Task brief:
Copy out every line in which the string "with" occurs.

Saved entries
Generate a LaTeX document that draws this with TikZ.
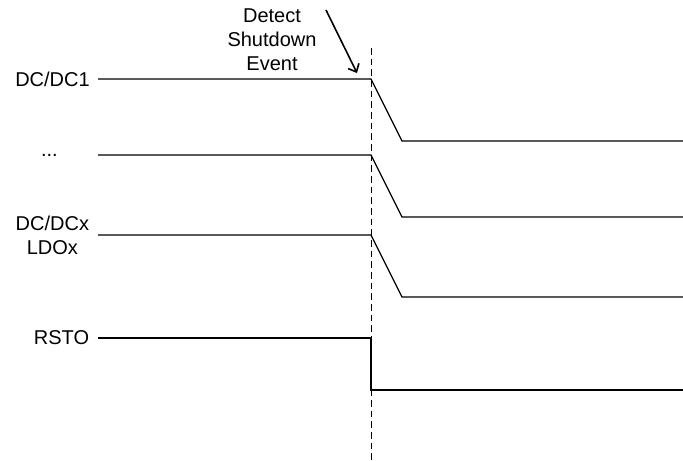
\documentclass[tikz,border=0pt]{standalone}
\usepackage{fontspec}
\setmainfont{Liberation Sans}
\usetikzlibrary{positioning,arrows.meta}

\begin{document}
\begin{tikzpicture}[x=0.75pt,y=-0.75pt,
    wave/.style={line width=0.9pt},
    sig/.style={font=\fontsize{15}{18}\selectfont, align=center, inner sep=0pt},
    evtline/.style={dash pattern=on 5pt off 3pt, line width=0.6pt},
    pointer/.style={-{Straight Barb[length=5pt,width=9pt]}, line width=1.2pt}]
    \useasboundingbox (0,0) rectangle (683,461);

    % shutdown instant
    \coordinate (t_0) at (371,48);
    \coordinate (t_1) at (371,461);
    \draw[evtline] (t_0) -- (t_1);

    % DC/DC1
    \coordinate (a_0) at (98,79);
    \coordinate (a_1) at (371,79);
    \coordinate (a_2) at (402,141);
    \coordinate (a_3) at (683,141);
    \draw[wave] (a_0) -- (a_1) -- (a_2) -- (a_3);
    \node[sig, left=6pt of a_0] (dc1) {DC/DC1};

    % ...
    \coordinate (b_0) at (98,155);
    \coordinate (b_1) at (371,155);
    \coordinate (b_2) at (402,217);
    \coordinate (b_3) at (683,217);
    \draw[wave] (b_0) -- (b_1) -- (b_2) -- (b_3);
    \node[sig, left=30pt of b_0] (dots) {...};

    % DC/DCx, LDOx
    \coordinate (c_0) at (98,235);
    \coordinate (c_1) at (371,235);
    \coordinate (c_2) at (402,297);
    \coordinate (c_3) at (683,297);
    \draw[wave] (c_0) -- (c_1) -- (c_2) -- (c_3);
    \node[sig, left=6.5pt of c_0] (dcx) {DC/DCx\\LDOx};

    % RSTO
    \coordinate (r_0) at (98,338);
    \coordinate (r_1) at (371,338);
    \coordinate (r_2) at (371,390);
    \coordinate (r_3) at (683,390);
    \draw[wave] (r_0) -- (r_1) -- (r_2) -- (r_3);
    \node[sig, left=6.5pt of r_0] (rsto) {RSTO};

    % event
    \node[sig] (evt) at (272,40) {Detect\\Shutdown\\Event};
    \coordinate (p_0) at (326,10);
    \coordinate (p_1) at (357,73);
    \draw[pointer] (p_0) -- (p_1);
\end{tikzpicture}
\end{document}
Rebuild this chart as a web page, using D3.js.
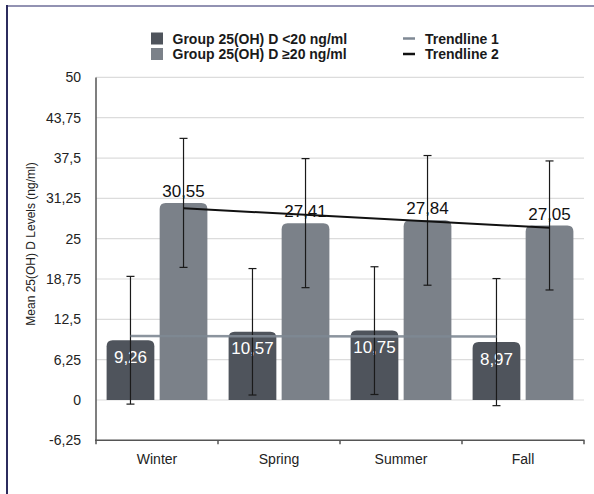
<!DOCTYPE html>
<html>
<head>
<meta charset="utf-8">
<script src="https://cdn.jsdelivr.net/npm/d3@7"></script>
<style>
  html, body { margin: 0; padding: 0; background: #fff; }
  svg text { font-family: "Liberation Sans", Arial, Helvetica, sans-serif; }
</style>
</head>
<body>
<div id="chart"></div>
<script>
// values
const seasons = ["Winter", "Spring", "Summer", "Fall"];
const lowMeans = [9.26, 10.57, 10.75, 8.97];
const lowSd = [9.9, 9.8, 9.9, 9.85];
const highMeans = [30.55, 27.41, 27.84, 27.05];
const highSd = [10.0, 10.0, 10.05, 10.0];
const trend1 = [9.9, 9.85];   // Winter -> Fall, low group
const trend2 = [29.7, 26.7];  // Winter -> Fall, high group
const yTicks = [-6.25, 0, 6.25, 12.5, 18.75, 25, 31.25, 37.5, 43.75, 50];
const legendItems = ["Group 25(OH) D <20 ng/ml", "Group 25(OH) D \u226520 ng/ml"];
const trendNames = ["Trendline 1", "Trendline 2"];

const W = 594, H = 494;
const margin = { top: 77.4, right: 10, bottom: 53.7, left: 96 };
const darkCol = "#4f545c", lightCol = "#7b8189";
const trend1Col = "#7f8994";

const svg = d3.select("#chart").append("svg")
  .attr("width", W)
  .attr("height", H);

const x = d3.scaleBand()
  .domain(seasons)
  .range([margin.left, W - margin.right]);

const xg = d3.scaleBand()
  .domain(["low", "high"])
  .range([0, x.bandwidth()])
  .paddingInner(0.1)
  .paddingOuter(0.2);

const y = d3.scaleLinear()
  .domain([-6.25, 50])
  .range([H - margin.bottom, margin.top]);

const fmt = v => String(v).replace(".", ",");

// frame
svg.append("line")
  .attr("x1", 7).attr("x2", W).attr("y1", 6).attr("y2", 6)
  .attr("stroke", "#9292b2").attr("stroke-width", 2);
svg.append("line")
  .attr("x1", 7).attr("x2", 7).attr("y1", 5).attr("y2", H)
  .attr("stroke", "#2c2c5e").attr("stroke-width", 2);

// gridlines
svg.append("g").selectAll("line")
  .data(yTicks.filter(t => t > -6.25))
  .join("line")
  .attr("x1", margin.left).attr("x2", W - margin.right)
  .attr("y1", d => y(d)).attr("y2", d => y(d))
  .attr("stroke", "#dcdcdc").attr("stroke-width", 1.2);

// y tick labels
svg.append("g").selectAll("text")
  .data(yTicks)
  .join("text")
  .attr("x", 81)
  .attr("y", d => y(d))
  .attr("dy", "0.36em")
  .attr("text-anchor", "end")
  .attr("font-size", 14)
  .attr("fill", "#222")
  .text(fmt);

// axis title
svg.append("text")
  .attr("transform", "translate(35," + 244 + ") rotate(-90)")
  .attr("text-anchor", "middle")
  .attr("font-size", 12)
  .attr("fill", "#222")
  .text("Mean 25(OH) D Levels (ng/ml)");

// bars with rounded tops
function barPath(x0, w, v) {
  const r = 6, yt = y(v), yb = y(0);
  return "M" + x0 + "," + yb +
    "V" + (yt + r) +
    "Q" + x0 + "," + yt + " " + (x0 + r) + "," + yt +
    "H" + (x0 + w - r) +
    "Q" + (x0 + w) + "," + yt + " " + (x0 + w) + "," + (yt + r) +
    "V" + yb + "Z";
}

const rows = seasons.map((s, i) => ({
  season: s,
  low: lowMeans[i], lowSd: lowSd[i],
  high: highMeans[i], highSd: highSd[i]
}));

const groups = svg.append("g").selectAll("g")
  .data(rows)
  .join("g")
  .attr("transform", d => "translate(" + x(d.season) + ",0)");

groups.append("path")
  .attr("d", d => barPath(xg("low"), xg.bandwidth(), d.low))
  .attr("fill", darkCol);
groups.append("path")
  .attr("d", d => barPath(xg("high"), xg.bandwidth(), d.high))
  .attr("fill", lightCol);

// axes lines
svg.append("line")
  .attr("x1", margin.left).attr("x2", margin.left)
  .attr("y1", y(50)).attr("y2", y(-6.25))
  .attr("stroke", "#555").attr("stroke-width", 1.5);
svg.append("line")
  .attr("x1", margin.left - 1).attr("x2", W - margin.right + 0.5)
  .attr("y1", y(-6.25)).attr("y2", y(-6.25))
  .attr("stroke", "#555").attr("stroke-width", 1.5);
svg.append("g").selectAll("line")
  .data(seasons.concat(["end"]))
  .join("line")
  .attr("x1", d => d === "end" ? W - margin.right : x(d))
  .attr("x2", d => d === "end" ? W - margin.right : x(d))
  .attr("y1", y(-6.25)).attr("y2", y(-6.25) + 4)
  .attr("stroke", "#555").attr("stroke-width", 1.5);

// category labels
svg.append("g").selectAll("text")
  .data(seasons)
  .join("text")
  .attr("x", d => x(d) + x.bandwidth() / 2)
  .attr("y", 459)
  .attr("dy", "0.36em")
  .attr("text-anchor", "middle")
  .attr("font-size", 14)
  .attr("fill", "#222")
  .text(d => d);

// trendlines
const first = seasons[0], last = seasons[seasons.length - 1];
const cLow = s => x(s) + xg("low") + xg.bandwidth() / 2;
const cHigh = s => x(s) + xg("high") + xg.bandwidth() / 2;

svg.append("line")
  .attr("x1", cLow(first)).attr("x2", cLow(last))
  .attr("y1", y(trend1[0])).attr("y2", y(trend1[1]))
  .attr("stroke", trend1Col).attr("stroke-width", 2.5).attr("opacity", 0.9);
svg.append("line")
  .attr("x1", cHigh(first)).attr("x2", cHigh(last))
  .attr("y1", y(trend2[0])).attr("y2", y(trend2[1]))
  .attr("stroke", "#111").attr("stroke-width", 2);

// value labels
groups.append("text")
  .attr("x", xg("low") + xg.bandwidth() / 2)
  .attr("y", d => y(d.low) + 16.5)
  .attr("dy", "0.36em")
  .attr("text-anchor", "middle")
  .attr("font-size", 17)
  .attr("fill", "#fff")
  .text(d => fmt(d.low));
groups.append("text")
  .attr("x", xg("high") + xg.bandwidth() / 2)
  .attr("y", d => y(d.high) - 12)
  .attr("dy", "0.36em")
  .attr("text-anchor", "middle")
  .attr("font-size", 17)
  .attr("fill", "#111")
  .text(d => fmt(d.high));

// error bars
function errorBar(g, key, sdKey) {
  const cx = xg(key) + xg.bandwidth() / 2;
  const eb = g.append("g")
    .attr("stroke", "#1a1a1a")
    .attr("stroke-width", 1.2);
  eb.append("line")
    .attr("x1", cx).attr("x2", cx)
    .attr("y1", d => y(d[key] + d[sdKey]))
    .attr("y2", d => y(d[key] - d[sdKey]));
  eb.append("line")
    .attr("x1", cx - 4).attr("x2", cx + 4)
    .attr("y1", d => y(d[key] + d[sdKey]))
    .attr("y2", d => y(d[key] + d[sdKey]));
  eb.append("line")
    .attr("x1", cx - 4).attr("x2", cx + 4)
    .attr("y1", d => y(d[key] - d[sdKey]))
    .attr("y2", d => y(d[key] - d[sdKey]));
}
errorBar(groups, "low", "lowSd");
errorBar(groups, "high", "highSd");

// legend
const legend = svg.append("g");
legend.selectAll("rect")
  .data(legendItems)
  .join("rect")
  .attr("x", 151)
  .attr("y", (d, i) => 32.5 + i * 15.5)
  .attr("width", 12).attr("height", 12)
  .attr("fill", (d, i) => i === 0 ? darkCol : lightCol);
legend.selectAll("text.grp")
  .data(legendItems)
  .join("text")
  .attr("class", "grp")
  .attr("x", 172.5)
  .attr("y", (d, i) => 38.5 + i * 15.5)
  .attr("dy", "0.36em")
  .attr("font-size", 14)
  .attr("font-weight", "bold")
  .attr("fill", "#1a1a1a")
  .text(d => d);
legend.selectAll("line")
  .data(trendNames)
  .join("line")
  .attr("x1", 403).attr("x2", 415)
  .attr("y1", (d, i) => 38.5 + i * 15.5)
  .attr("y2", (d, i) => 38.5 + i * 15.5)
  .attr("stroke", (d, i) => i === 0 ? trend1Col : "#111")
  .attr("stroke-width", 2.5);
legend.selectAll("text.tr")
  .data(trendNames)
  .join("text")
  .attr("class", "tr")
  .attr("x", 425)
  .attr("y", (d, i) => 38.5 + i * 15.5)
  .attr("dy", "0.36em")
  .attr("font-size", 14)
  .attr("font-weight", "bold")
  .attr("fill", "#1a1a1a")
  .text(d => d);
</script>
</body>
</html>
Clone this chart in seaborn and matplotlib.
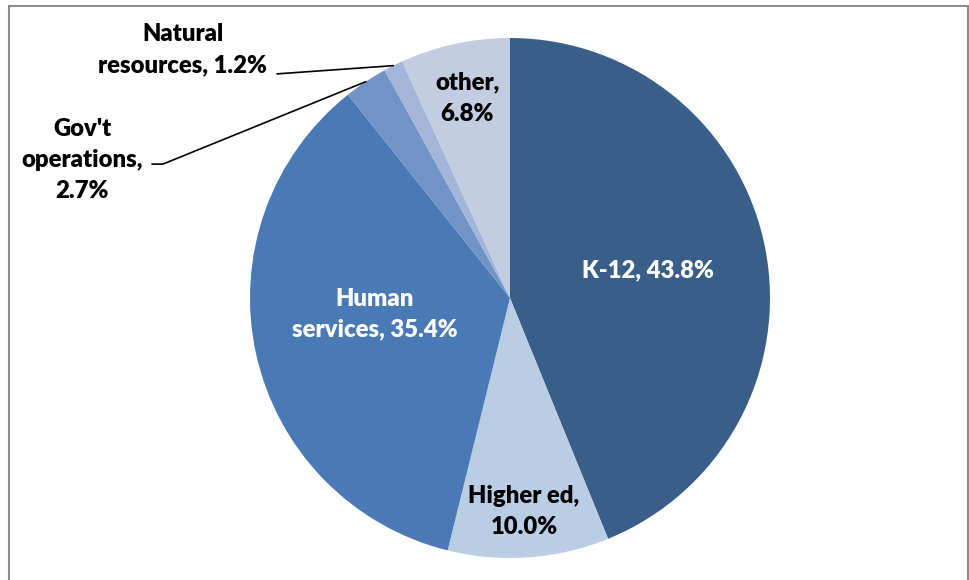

The response:
Generate a LaTeX document that draws this with TikZ.
// bars with rounded tops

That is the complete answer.